▸ **CHALLENGE**:
Write out the full listing exactly as given, minus the images.

▸ **INFORMATION SHOWN**:
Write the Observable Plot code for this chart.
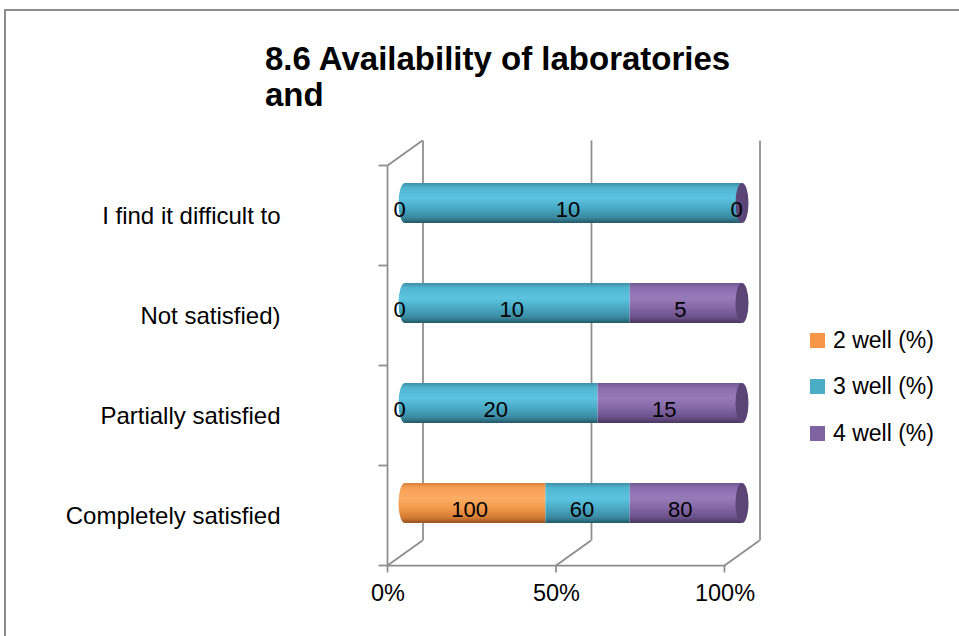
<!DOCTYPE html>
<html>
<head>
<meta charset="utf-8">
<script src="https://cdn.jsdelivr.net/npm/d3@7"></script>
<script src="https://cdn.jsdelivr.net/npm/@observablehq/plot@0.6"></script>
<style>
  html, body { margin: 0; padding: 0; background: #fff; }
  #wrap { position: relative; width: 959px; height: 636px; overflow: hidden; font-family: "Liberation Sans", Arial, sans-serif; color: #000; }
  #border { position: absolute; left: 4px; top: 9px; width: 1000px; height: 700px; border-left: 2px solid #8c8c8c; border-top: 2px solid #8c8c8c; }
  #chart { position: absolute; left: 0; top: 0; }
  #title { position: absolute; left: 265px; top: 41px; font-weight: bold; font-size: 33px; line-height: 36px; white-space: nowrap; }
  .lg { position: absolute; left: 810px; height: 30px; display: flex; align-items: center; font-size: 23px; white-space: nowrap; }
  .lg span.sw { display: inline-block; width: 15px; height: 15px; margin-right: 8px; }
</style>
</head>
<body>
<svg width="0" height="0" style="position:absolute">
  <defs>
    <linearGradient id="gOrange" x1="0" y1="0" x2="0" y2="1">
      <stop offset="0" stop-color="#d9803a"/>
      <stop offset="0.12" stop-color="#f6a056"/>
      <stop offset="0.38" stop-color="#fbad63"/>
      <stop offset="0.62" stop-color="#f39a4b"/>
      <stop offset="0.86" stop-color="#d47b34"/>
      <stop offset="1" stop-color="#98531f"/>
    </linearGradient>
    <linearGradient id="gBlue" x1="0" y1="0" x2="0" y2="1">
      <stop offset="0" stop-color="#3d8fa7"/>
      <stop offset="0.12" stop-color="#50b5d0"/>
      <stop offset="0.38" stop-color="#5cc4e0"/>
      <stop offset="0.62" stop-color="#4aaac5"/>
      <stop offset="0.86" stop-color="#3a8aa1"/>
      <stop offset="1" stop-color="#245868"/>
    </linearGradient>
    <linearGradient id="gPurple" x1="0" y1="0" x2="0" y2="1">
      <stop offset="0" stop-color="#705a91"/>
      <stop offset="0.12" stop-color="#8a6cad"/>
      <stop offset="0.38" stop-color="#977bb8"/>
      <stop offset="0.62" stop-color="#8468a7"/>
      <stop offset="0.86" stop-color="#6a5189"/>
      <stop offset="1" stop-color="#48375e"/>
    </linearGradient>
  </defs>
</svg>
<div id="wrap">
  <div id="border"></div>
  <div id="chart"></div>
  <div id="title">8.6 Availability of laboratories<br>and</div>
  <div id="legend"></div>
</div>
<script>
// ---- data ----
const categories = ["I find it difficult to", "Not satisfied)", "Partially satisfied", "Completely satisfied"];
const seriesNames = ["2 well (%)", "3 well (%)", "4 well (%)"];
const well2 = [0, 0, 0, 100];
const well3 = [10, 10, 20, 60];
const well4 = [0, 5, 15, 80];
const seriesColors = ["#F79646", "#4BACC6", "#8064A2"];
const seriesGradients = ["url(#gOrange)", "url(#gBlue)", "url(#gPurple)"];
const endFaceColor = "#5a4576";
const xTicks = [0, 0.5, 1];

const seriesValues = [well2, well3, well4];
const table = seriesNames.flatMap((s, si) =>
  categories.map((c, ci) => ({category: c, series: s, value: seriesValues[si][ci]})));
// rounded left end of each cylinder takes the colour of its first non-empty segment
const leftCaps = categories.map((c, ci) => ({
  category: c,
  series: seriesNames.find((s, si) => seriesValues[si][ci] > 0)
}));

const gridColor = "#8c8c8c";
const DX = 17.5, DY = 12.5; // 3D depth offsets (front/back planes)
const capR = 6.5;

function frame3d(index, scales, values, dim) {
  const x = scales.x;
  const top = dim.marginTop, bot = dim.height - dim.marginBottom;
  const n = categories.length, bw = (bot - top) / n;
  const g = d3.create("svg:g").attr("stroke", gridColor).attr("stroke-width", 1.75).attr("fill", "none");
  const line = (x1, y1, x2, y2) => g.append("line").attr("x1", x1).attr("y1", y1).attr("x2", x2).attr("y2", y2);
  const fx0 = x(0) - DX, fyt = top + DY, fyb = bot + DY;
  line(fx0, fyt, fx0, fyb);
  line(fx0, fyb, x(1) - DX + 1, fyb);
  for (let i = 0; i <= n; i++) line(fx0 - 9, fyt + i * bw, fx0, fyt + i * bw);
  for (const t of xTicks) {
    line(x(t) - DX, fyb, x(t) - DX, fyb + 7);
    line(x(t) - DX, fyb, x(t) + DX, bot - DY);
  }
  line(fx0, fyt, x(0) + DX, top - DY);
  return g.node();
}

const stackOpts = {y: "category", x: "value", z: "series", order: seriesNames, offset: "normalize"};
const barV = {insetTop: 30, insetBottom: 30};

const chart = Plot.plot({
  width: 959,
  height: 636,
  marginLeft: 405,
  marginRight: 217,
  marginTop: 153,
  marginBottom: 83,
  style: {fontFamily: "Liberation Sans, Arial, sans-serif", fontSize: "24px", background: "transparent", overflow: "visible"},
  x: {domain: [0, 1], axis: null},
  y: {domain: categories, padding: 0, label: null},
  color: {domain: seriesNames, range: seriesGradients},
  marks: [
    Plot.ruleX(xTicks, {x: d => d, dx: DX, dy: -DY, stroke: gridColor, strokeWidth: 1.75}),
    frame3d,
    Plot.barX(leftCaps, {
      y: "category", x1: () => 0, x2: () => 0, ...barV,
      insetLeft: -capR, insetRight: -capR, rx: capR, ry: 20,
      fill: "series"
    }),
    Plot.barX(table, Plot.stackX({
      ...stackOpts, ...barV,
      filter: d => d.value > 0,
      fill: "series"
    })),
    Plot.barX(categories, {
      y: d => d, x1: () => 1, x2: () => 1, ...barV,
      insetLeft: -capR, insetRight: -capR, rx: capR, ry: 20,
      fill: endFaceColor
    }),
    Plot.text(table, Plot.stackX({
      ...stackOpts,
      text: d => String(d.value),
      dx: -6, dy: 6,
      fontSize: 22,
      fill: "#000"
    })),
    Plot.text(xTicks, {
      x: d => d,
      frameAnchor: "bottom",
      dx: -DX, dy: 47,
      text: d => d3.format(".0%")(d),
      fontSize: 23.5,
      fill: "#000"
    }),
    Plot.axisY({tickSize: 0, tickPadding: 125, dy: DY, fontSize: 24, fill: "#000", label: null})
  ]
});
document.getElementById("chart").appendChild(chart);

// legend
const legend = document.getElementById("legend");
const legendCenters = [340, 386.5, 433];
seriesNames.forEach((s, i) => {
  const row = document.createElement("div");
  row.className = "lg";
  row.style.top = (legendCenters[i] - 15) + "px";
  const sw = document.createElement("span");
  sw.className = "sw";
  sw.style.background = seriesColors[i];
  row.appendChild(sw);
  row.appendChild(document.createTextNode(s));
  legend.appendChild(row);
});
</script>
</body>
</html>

▸ **CORRECT ANSWER**:
Write the Observable Plot code for this chart.
<!DOCTYPE html>
<html>
<head>
<meta charset="utf-8">
<script src="https://cdn.jsdelivr.net/npm/d3@7"></script>
<script src="https://cdn.jsdelivr.net/npm/@observablehq/plot@0.6"></script>
<style>
  html, body { margin: 0; padding: 0; background: #fff; }
  #wrap { position: relative; width: 959px; height: 636px; overflow: hidden; font-family: "Liberation Sans", Arial, sans-serif; color: #000; }
  #border { position: absolute; left: 4px; top: 9px; width: 1000px; height: 700px; border-left: 2px solid #8c8c8c; border-top: 2px solid #8c8c8c; }
  #chart { position: absolute; left: 0; top: 0; }
  #title { position: absolute; left: 265px; top: 41px; font-weight: bold; font-size: 33px; line-height: 36px; white-space: nowrap; }
  .lg { position: absolute; left: 810px; height: 30px; display: flex; align-items: center; font-size: 23px; white-space: nowrap; }
  .lg span.sw { display: inline-block; width: 15px; height: 15px; margin-right: 8px; }
</style>
</head>
<body>
<svg width="0" height="0" style="position:absolute">
  <defs>
    <linearGradient id="gOrange" x1="0" y1="0" x2="0" y2="1">
      <stop offset="0" stop-color="#d9803a"/>
      <stop offset="0.12" stop-color="#f6a056"/>
      <stop offset="0.38" stop-color="#fbad63"/>
      <stop offset="0.62" stop-color="#f39a4b"/>
      <stop offset="0.86" stop-color="#d47b34"/>
      <stop offset="1" stop-color="#98531f"/>
    </linearGradient>
    <linearGradient id="gBlue" x1="0" y1="0" x2="0" y2="1">
      <stop offset="0" stop-color="#3d8fa7"/>
      <stop offset="0.12" stop-color="#50b5d0"/>
      <stop offset="0.38" stop-color="#5cc4e0"/>
      <stop offset="0.62" stop-color="#4aaac5"/>
      <stop offset="0.86" stop-color="#3a8aa1"/>
      <stop offset="1" stop-color="#245868"/>
    </linearGradient>
    <linearGradient id="gPurple" x1="0" y1="0" x2="0" y2="1">
      <stop offset="0" stop-color="#705a91"/>
      <stop offset="0.12" stop-color="#8a6cad"/>
      <stop offset="0.38" stop-color="#977bb8"/>
      <stop offset="0.62" stop-color="#8468a7"/>
      <stop offset="0.86" stop-color="#6a5189"/>
      <stop offset="1" stop-color="#48375e"/>
    </linearGradient>
  </defs>
</svg>
<div id="wrap">
  <div id="border"></div>
  <div id="chart"></div>
  <div id="title">8.6 Availability of laboratories<br>and</div>
  <div id="legend"></div>
</div>
<script>
// ---- data ----
const categories = ["I find it difficult to", "Not satisfied)", "Partially satisfied", "Completely satisfied"];
const seriesNames = ["2 well (%)", "3 well (%)", "4 well (%)"];
const well2 = [0, 0, 0, 100];
const well3 = [10, 10, 20, 60];
const well4 = [0, 5, 15, 80];
const seriesColors = ["#F79646", "#4BACC6", "#8064A2"];
const seriesGradients = ["url(#gOrange)", "url(#gBlue)", "url(#gPurple)"];
const endFaceColor = "#5a4576";
const xTicks = [0, 0.5, 1];

const seriesValues = [well2, well3, well4];
const table = seriesNames.flatMap((s, si) =>
  categories.map((c, ci) => ({category: c, series: s, value: seriesValues[si][ci]})));
// rounded left end of each cylinder takes the colour of its first non-empty segment
const leftCaps = categories.map((c, ci) => ({
  category: c,
  series: seriesNames.find((s, si) => seriesValues[si][ci] > 0)
}));

const gridColor = "#8c8c8c";
const DX = 17.5, DY = 12.5; // 3D depth offsets (front/back planes)
const capR = 6.5;

function frame3d(index, scales, values, dim) {
  const x = scales.x;
  const top = dim.marginTop, bot = dim.height - dim.marginBottom;
  const n = categories.length, bw = (bot - top) / n;
  const g = d3.create("svg:g").attr("stroke", gridColor).attr("stroke-width", 1.75).attr("fill", "none");
  const line = (x1, y1, x2, y2) => g.append("line").attr("x1", x1).attr("y1", y1).attr("x2", x2).attr("y2", y2);
  const fx0 = x(0) - DX, fyt = top + DY, fyb = bot + DY;
  line(fx0, fyt, fx0, fyb);
  line(fx0, fyb, x(1) - DX + 1, fyb);
  for (let i = 0; i <= n; i++) line(fx0 - 9, fyt + i * bw, fx0, fyt + i * bw);
  for (const t of xTicks) {
    line(x(t) - DX, fyb, x(t) - DX, fyb + 7);
    line(x(t) - DX, fyb, x(t) + DX, bot - DY);
  }
  line(fx0, fyt, x(0) + DX, top - DY);
  return g.node();
}

const stackOpts = {y: "category", x: "value", z: "series", order: seriesNames, offset: "normalize"};
const barV = {insetTop: 30, insetBottom: 30};

const chart = Plot.plot({
  width: 959,
  height: 636,
  marginLeft: 405,
  marginRight: 217,
  marginTop: 153,
  marginBottom: 83,
  style: {fontFamily: "Liberation Sans, Arial, sans-serif", fontSize: "24px", background: "transparent", overflow: "visible"},
  x: {domain: [0, 1], axis: null},
  y: {domain: categories, padding: 0, label: null},
  color: {domain: seriesNames, range: seriesGradients},
  marks: [
    Plot.ruleX(xTicks, {x: d => d, dx: DX, dy: -DY, stroke: gridColor, strokeWidth: 1.75}),
    frame3d,
    Plot.barX(leftCaps, {
      y: "category", x1: () => 0, x2: () => 0, ...barV,
      insetLeft: -capR, insetRight: -capR, rx: capR, ry: 20,
      fill: "series"
    }),
    Plot.barX(table, Plot.stackX({
      ...stackOpts, ...barV,
      filter: d => d.value > 0,
      fill: "series"
    })),
    Plot.barX(categories, {
      y: d => d, x1: () => 1, x2: () => 1, ...barV,
      insetLeft: -capR, insetRight: -capR, rx: capR, ry: 20,
      fill: endFaceColor
    }),
    Plot.text(table, Plot.stackX({
      ...stackOpts,
      text: d => String(d.value),
      dx: -6, dy: 6,
      fontSize: 22,
      fill: "#000"
    })),
    Plot.text(xTicks, {
      x: d => d,
      frameAnchor: "bottom",
      dx: -DX, dy: 47,
      text: d => d3.format(".0%")(d),
      fontSize: 23.5,
      fill: "#000"
    }),
    Plot.axisY({tickSize: 0, tickPadding: 125, dy: DY, fontSize: 24, fill: "#000", label: null})
  ]
});
document.getElementById("chart").appendChild(chart);

// legend
const legend = document.getElementById("legend");
const legendCenters = [340, 386.5, 433];
seriesNames.forEach((s, i) => {
  const row = document.createElement("div");
  row.className = "lg";
  row.style.top = (legendCenters[i] - 15) + "px";
  const sw = document.createElement("span");
  sw.className = "sw";
  sw.style.background = seriesColors[i];
  row.appendChild(sw);
  row.appendChild(document.createTextNode(s));
  legend.appendChild(row);
});
</script>
</body>
</html>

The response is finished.